SEATTLE - MARCH 16:  The cover of the last eve...Image by Getty Images via @daylife
In  Warren Yeakey v. Hearst Communications, Inc. et al. (Case No. 39263-1-II), the Washington Court of Appeals this month rejected a plaintiff's claim of defamation by implication, holding that the media defendant did not create a false impression by omitting material facts from its substantially true reporting about the plaintiff's criminal history of drug abuse.
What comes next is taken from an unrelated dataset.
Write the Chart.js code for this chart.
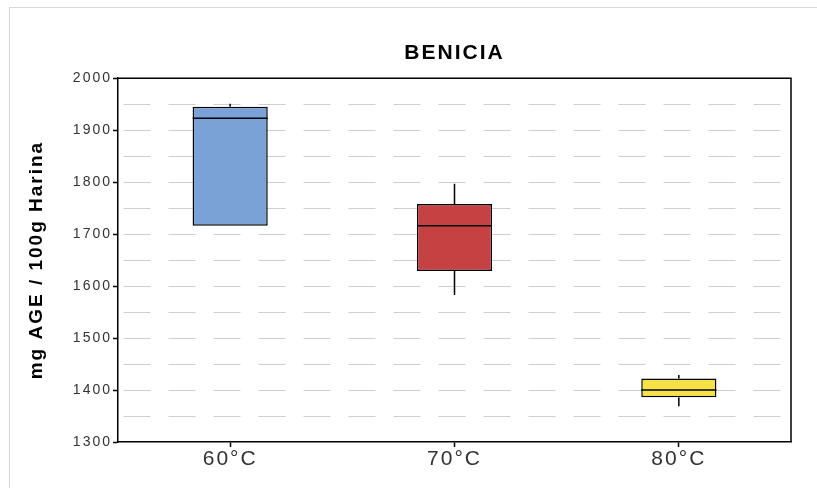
<!DOCTYPE html>
<html>
<head>
<meta charset="utf-8">
<script src="https://cdn.jsdelivr.net/npm/chart.js@4"></script>
<style>
  body { margin: 0; background: #fff; overflow: hidden; }
  #frame {
    position: absolute; left: 9px; top: 7px;
    width: 808px; height: 481px;
    border-left: 1px solid #d8d8d8; border-top: 1px solid #d8d8d8;
  }
</style>
</head>
<body>
<div id="frame"><canvas id="chart"></canvas></div>
<script>
// Box plot values (mg AGE / 100g Harina)
const categories = ['60°C', '70°C', '80°C'];
const mins    = [1716, 1583, 1369];
const q1      = [1716, 1629, 1386];
const medians = [1923, 1716, 1400];
const q3      = [1945, 1758, 1422];
const maxs    = [1951, 1797, 1429];
const boxColors = ['#7ba2d6', '#c64242', '#f6e245'];

const fontFamily = "'Liberation Sans', Arial, sans-serif";

// The reference text is tracked out a little, so give the canvas some letter spacing
const spacing = {
    id: 'spacing',
    beforeUpdate(chart) { chart.ctx.letterSpacing = '2px'; },
    beforeDraw(chart) { chart.ctx.letterSpacing = '2px'; }
};

// Whiskers under the boxes, median lines and the top/right frame on top
const boxLines = {
    id: 'boxLines',
    beforeDatasetsDraw(chart) {
        const ctx = chart.ctx, x = chart.scales.x, y = chart.scales.y;
        ctx.save();
        ctx.strokeStyle = '#000';
        ctx.lineWidth = 1.5;
        categories.forEach((c, i) => {
            const px = x.getPixelForValue(i);
            ctx.beginPath();
            ctx.moveTo(px, y.getPixelForValue(maxs[i]));
            ctx.lineTo(px, y.getPixelForValue(q3[i]));
            ctx.moveTo(px, y.getPixelForValue(q1[i]));
            ctx.lineTo(px, y.getPixelForValue(mins[i]));
            ctx.stroke();
        });
        ctx.restore();
    },
    afterDatasetsDraw(chart) {
        const ctx = chart.ctx, y = chart.scales.y, area = chart.chartArea;
        const meta = chart.getDatasetMeta(0);
        ctx.save();
        ctx.strokeStyle = '#000';
        ctx.lineWidth = 1.5;
        meta.data.forEach((bar, i) => {
            const { x, width } = bar.getProps(['x', 'width'], true);
            const py = y.getPixelForValue(medians[i]);
            ctx.beginPath();
            ctx.moveTo(x - width / 2, py);
            ctx.lineTo(x + width / 2, py);
            ctx.stroke();
        });
        ctx.beginPath();
        ctx.moveTo(area.left, area.top);
        ctx.lineTo(area.right, area.top);
        ctx.lineTo(area.right, area.bottom);
        ctx.stroke();
        ctx.restore();
    }
};

const ctx = document.getElementById('chart').getContext('2d');
new Chart(ctx, {
    type: 'bar',
    data: {
        labels: categories,
        datasets: [{
            data: categories.map((c, i) => [q1[i], q3[i]]),
            backgroundColor: boxColors,
            borderColor: '#000',
            borderWidth: 1.5,
            borderSkipped: false,
            barPercentage: 0.335,
            categoryPercentage: 1
        }]
    },
    options: {
        responsive: true,
        maintainAspectRatio: false,
        animation: false,
        layout: { padding: { left: 0, right: 27, top: 0, bottom: 0 } },
        scales: {
            x: {
                afterFit(scale) { scale.height = 47; },
                ticks: {
                    color: '#333',
                    padding: 0,
                    font: { family: fontFamily, size: 21 }
                },
                grid: {
                    offset: false,
                    drawOnChartArea: false,
                    drawTicks: true,
                    tickLength: 5,
                    tickWidth: 1.5,
                    tickColor: '#000'
                },
                border: { color: '#000', width: 1.5 }
            },
            y: {
                min: 1300,
                max: 2000,
                afterFit(scale) { scale.width = 108; },
                ticks: {
                    stepSize: 50,
                    autoSkip: false,
                    padding: 1,
                    color: '#333',
                    font: { family: fontFamily, size: 14 },
                    callback: function(value) {
                        return value % 100 === 0 ? value : '';
                    }
                },
                grid: {
                    color: function(c) {
                        const v = c.tick ? c.tick.value : 0;
                        return (v === 1300 || v === 2000) ? 'rgba(0,0,0,0)' : '#cfcfcf';
                    },
                    lineWidth: 1,
                    tickLength: 5,
                    tickWidth: 1.5,
                    tickBorderDash: [],
                    tickColor: function(c) {
                        return c.tick && c.tick.value % 100 === 0 ? '#000' : 'rgba(0,0,0,0)';
                    }
                },
                border: { color: '#000', width: 1.5, dash: [27, 18], dashOffset: 40 },
                title: {
                    display: true,
                    text: 'mg AGE / 100g Harina',
                    color: '#000',
                    font: { family: fontFamily, size: 19, weight: 'bold' },
                    padding: { top: 15, bottom: 0 }
                }
            }
        },
        plugins: {
            legend: { display: false },
            tooltip: { enabled: false },
            title: {
                display: true,
                text: 'BENICIA',
                fullSize: false,
                color: '#000',
                font: { family: fontFamily, size: 21, weight: 'bold' },
                padding: { top: 33, bottom: 12 }
            }
        }
    },
    plugins: [spacing, boxLines]
});
</script>
</body>
</html>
The now-defunct Seattle Post-Intelligencer reported on a tragic accident in November 2006, in which a construction crane operated by Yeakey collapsed, killing a tenant in a nearby apartment building. A series of P-I stories about the incident included the following headlines: "Operator in crane wreck has history of drug abuse" and "Man completed mandated rehab program after his last arrest in 2000," and noted in one story that Yeakey had a criminal record of at least six drug-related convictions.

A state probe concluded that the accident was caused by a structural defect, not an operator error, which the P-I reported.  Exonerated, Yeakey then sued for defamation, false light invasion of privacy, outrageous conduct, and negligent infliction of emotional distress. Though conceding the P-I stories did not contain any false statements about him, the plaintiff alleged defamation by implication, asserting the newspaper's juxtaposition of true statements created the false impression that he was to blame for the tenant's death.

Writing for the court, Judge Lisa Worswick ruled "a plaintiff may not base a defamation claim on the negative implication of true statements."